**Task goal:** Begin with the line containing "Convert this chart to Altair code." and end with the line containing "base = alt.Chart(df)". Give those lines again exactly, leaving out the images.

┌──

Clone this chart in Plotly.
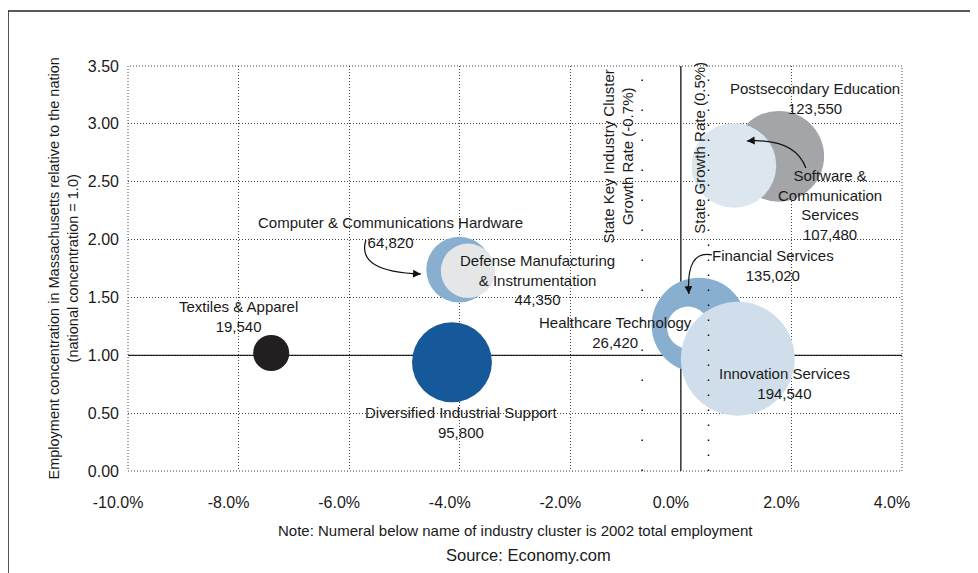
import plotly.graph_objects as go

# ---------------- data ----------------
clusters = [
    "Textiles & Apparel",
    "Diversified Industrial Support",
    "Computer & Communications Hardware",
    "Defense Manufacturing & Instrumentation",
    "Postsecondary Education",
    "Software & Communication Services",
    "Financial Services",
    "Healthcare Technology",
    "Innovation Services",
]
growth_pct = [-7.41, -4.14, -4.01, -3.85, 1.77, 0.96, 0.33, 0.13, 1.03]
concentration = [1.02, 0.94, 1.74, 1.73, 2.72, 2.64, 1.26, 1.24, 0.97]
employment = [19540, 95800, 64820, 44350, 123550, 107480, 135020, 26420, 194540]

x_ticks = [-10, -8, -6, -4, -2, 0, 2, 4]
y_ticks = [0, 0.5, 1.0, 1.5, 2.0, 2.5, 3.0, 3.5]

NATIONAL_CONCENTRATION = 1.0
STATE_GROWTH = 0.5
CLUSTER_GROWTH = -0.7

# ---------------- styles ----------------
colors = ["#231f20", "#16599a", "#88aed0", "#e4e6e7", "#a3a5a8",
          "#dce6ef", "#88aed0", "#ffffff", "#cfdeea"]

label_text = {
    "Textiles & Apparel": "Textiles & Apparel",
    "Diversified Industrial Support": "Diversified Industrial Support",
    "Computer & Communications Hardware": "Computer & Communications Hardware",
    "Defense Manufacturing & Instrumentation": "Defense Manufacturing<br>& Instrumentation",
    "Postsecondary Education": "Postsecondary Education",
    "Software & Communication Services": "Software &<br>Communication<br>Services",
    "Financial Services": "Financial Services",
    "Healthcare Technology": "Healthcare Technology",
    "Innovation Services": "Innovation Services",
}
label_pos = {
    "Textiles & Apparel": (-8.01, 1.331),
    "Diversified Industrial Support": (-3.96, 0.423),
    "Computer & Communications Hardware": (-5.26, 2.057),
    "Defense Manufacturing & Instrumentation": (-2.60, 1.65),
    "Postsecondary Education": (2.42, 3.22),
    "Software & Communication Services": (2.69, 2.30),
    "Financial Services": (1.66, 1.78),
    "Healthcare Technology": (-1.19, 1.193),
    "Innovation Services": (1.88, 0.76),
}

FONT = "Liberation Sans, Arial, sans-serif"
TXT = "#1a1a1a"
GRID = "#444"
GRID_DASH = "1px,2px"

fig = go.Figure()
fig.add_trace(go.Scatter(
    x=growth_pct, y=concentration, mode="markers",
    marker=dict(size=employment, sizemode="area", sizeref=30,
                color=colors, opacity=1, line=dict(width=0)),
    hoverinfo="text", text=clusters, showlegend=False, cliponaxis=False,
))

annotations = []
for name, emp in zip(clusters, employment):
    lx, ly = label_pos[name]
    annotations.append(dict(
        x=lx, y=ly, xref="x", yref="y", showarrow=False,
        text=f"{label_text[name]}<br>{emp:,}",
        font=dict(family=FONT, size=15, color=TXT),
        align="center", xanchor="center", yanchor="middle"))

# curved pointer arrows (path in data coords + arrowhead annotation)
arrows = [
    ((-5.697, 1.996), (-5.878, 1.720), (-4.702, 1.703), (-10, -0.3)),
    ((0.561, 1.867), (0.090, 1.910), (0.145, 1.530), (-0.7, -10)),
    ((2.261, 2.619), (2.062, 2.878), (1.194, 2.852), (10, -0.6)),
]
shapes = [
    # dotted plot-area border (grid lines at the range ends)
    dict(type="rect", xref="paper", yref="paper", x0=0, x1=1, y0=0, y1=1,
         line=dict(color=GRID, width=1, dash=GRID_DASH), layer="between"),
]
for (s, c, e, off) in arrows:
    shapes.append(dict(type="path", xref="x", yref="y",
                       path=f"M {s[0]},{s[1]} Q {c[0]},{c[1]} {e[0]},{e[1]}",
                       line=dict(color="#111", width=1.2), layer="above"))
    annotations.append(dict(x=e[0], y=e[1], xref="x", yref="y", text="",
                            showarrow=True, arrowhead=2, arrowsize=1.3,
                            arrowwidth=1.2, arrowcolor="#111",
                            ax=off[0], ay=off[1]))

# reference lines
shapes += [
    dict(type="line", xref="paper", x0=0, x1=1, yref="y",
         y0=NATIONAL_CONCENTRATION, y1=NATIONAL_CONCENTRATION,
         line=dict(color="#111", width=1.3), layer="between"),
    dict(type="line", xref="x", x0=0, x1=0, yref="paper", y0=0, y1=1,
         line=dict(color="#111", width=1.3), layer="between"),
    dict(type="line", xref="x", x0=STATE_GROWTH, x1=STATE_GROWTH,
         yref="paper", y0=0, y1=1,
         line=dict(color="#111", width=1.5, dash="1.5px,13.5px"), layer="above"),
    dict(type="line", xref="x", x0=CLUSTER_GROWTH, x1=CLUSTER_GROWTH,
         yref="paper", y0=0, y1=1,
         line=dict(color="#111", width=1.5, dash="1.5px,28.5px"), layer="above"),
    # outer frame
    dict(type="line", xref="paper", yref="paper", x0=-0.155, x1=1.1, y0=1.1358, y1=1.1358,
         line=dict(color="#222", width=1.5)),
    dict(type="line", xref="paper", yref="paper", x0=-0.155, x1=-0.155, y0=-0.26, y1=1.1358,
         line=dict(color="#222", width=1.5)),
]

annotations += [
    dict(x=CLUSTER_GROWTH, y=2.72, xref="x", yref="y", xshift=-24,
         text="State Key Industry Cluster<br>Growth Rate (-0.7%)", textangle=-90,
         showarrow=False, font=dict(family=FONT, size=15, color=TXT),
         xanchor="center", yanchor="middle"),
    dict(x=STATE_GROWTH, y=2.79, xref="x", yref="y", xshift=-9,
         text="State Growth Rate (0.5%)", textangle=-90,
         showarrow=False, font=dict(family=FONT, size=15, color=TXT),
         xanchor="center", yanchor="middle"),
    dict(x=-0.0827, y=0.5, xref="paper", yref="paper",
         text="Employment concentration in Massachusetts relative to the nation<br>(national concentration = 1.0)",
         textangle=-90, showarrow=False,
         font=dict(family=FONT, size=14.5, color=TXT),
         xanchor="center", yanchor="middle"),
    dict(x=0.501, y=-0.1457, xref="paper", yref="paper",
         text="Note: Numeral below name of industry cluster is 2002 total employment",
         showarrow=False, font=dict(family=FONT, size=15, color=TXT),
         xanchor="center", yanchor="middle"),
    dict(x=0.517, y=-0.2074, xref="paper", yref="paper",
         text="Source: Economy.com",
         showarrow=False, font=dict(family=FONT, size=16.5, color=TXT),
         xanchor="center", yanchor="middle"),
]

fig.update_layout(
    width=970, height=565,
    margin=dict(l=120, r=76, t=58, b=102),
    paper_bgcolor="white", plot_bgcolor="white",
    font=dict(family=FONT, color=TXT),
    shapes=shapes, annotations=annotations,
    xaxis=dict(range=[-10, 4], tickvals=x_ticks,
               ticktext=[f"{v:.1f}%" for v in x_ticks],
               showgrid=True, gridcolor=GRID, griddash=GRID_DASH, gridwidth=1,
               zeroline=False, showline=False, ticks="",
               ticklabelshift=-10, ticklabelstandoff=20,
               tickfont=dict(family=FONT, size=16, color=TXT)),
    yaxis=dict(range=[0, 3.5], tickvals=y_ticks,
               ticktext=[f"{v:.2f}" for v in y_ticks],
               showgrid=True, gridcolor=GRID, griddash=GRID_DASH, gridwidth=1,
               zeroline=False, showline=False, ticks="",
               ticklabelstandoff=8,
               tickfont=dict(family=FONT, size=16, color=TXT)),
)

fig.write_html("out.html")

└──
┌──

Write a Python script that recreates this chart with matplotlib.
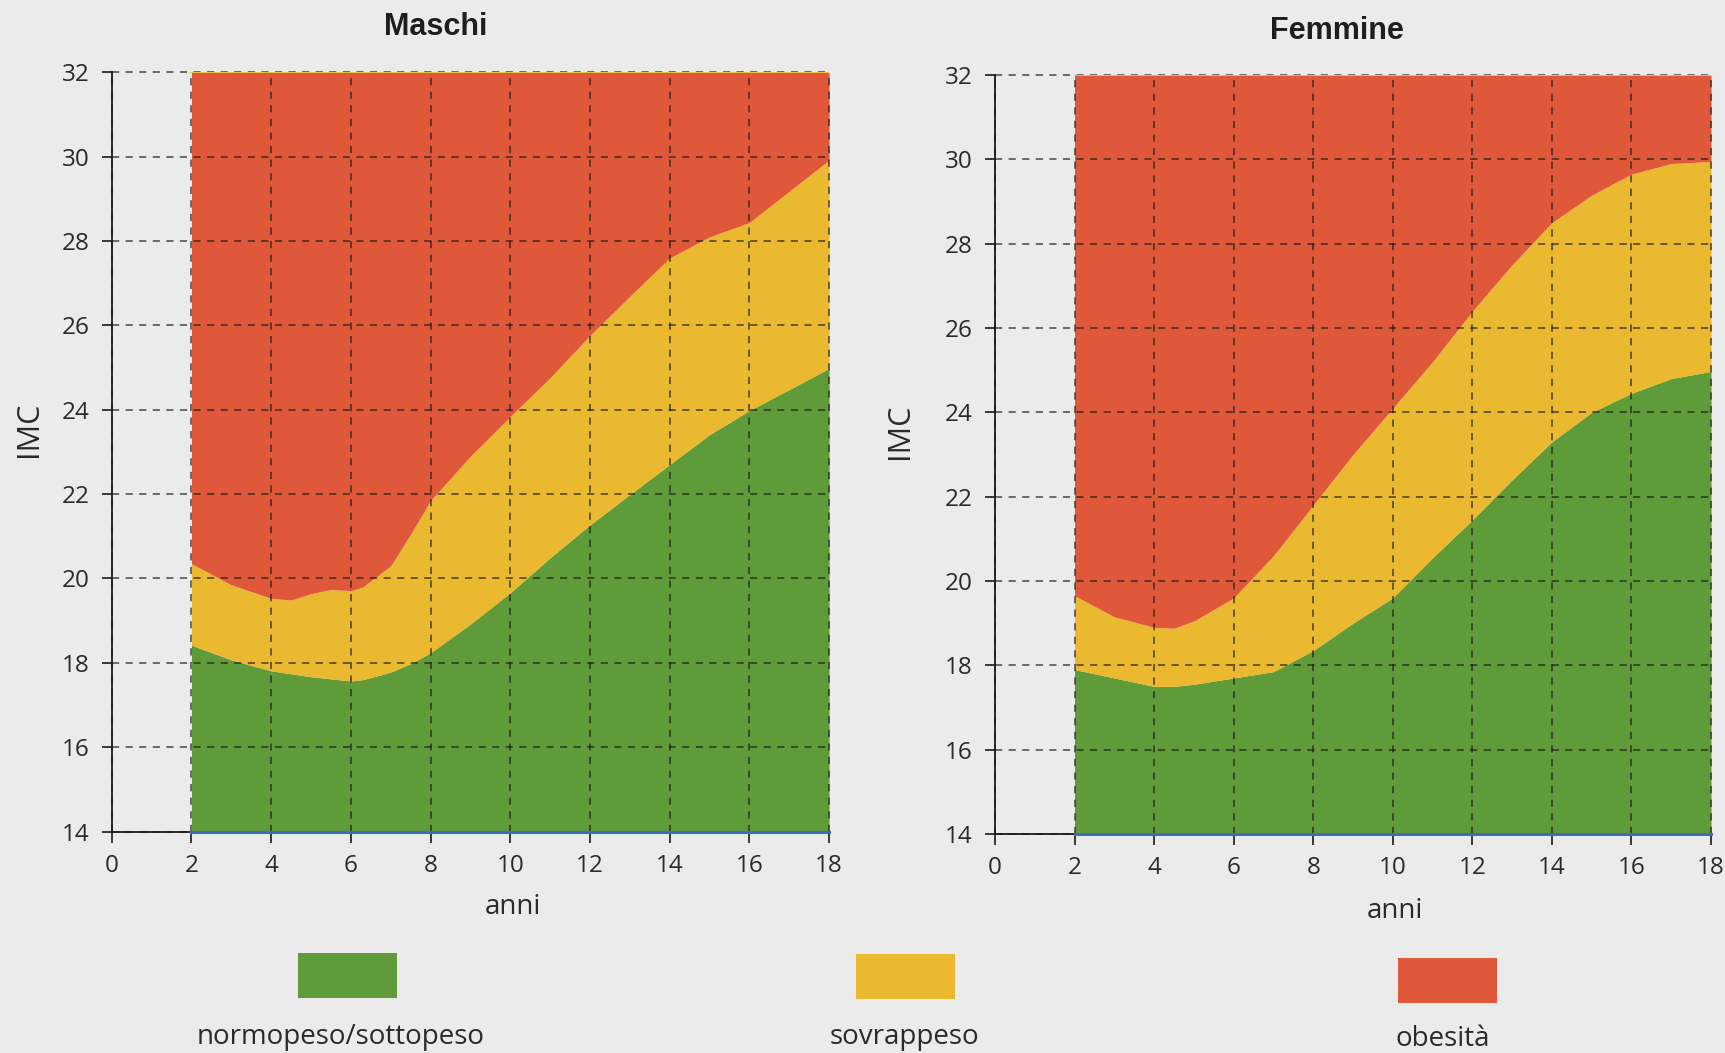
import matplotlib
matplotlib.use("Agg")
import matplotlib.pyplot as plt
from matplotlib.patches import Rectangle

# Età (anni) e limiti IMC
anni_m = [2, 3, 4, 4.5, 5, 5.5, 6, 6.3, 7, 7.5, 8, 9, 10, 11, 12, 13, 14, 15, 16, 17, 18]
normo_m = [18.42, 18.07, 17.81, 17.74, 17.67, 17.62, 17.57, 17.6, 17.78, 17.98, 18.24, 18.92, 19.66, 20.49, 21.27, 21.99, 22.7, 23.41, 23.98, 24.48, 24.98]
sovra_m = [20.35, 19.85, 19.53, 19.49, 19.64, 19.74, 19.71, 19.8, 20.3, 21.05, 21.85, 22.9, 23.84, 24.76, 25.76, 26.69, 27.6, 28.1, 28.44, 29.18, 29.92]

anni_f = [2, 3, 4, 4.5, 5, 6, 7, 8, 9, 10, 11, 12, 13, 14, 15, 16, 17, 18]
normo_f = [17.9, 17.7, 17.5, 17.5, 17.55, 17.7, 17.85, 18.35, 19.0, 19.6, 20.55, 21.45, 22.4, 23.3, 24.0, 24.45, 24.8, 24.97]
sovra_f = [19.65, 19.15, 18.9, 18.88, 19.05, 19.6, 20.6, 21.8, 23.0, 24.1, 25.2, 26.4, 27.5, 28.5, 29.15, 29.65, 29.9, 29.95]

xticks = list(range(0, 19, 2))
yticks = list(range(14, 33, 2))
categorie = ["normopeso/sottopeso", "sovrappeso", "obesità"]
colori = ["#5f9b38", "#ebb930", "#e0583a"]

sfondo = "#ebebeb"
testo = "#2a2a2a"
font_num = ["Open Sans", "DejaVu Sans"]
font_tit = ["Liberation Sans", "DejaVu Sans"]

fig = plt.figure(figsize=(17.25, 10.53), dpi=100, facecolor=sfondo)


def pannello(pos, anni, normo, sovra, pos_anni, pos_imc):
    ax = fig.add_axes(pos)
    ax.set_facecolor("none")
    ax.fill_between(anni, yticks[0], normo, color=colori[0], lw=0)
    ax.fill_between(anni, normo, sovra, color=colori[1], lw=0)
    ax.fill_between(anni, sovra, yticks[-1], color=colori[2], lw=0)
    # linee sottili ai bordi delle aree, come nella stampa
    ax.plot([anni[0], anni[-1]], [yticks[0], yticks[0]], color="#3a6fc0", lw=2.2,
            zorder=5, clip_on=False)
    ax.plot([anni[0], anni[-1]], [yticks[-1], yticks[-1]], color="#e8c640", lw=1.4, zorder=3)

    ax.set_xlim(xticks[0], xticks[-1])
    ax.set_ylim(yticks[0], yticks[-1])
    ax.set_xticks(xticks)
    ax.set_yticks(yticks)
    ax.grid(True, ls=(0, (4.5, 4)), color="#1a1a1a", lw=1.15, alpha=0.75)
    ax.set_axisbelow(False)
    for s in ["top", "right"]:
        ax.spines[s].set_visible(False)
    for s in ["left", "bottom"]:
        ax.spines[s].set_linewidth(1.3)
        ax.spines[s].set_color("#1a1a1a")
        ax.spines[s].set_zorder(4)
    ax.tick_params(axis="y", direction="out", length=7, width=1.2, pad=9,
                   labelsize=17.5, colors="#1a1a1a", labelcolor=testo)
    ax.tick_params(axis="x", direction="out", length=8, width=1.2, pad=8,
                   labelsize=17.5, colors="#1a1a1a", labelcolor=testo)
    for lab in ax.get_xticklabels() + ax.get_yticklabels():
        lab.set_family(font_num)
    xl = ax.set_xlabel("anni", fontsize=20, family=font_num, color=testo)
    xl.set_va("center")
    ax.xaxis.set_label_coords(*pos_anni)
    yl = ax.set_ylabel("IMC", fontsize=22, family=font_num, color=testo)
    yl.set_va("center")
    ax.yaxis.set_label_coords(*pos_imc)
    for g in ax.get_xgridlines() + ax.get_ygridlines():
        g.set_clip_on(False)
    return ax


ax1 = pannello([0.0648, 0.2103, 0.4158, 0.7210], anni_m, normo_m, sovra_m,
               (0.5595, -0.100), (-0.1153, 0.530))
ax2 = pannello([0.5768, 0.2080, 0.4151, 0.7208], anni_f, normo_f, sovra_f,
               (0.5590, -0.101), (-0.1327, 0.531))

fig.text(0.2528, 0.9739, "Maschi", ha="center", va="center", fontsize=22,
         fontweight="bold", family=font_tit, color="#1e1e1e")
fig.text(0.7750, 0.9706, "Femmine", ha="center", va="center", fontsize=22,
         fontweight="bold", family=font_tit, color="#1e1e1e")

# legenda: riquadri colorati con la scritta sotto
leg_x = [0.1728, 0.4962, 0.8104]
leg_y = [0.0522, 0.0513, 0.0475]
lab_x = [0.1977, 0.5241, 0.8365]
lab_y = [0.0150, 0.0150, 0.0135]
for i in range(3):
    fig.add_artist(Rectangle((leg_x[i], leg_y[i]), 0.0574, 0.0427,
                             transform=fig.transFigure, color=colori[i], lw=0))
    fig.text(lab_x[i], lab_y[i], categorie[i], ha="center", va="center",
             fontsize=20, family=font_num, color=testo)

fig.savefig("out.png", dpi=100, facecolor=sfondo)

└──
┌──

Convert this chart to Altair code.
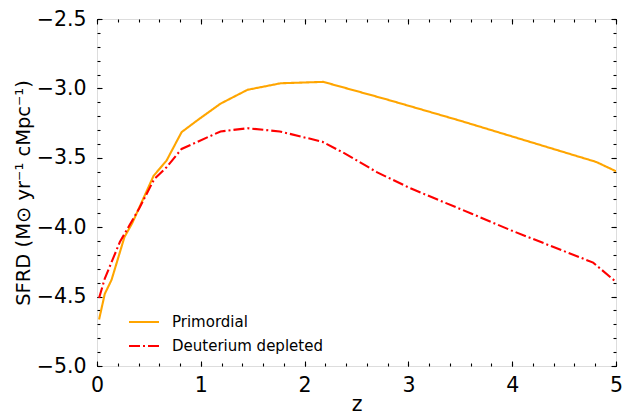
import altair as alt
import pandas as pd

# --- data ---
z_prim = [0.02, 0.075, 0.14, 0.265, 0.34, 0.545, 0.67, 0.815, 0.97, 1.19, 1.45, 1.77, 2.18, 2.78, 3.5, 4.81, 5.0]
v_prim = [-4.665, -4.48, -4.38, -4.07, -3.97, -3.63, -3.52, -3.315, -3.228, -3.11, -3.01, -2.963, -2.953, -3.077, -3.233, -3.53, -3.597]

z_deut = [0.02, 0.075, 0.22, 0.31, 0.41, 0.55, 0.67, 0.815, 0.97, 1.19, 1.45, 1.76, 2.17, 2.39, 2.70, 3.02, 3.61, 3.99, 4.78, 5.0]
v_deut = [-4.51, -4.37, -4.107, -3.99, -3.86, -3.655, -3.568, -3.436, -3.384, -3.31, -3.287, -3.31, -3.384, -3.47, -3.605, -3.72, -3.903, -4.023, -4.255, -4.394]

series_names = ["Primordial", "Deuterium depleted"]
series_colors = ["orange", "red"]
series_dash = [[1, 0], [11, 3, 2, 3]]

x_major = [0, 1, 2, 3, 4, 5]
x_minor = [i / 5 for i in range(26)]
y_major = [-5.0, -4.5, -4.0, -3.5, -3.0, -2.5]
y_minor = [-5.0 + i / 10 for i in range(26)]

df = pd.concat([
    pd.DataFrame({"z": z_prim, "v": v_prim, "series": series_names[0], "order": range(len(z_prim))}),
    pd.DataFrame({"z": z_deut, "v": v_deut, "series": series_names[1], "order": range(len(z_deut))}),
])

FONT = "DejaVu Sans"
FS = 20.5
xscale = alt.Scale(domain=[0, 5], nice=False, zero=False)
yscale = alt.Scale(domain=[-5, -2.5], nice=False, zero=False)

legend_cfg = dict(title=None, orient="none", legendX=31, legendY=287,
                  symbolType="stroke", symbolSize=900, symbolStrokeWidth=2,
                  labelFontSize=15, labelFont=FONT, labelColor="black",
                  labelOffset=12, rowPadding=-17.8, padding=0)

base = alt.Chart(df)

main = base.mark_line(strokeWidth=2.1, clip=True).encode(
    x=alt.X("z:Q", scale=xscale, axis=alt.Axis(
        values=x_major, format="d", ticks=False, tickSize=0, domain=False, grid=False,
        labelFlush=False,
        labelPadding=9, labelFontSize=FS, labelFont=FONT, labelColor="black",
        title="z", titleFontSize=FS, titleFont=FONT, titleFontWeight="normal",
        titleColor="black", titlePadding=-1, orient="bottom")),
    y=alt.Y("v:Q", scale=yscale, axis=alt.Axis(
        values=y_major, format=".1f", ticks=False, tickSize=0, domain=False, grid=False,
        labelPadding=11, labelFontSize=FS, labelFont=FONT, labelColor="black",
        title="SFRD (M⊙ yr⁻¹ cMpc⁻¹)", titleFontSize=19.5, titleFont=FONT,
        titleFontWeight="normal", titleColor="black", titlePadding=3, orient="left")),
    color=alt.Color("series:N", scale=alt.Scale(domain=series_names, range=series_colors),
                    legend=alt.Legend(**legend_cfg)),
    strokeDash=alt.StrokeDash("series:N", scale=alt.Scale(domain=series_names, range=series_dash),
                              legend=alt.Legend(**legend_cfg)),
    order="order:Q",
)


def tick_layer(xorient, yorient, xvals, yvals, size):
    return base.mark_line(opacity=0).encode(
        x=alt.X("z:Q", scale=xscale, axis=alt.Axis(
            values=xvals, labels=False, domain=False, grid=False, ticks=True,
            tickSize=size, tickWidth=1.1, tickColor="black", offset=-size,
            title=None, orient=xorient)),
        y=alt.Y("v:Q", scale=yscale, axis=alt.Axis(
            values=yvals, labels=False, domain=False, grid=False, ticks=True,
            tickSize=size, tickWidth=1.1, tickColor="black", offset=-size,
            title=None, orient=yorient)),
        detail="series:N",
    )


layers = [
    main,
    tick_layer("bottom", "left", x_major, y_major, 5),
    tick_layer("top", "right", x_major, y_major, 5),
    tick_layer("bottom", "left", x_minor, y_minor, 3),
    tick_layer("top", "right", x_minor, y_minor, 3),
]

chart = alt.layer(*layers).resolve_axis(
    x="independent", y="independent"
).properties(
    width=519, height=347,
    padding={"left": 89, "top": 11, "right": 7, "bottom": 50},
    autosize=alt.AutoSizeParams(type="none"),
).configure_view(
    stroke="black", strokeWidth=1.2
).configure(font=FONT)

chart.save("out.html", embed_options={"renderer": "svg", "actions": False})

└──

**Exercise result:**
Convert this chart to Altair code.
import altair as alt
import pandas as pd

# --- data ---
z_prim = [0.02, 0.075, 0.14, 0.265, 0.34, 0.545, 0.67, 0.815, 0.97, 1.19, 1.45, 1.77, 2.18, 2.78, 3.5, 4.81, 5.0]
v_prim = [-4.665, -4.48, -4.38, -4.07, -3.97, -3.63, -3.52, -3.315, -3.228, -3.11, -3.01, -2.963, -2.953, -3.077, -3.233, -3.53, -3.597]

z_deut = [0.02, 0.075, 0.22, 0.31, 0.41, 0.55, 0.67, 0.815, 0.97, 1.19, 1.45, 1.76, 2.17, 2.39, 2.70, 3.02, 3.61, 3.99, 4.78, 5.0]
v_deut = [-4.51, -4.37, -4.107, -3.99, -3.86, -3.655, -3.568, -3.436, -3.384, -3.31, -3.287, -3.31, -3.384, -3.47, -3.605, -3.72, -3.903, -4.023, -4.255, -4.394]

series_names = ["Primordial", "Deuterium depleted"]
series_colors = ["orange", "red"]
series_dash = [[1, 0], [11, 3, 2, 3]]

x_major = [0, 1, 2, 3, 4, 5]
x_minor = [i / 5 for i in range(26)]
y_major = [-5.0, -4.5, -4.0, -3.5, -3.0, -2.5]
y_minor = [-5.0 + i / 10 for i in range(26)]

df = pd.concat([
    pd.DataFrame({"z": z_prim, "v": v_prim, "series": series_names[0], "order": range(len(z_prim))}),
    pd.DataFrame({"z": z_deut, "v": v_deut, "series": series_names[1], "order": range(len(z_deut))}),
])

FONT = "DejaVu Sans"
FS = 20.5
xscale = alt.Scale(domain=[0, 5], nice=False, zero=False)
yscale = alt.Scale(domain=[-5, -2.5], nice=False, zero=False)

legend_cfg = dict(title=None, orient="none", legendX=31, legendY=287,
                  symbolType="stroke", symbolSize=900, symbolStrokeWidth=2,
                  labelFontSize=15, labelFont=FONT, labelColor="black",
                  labelOffset=12, rowPadding=-17.8, padding=0)

base = alt.Chart(df)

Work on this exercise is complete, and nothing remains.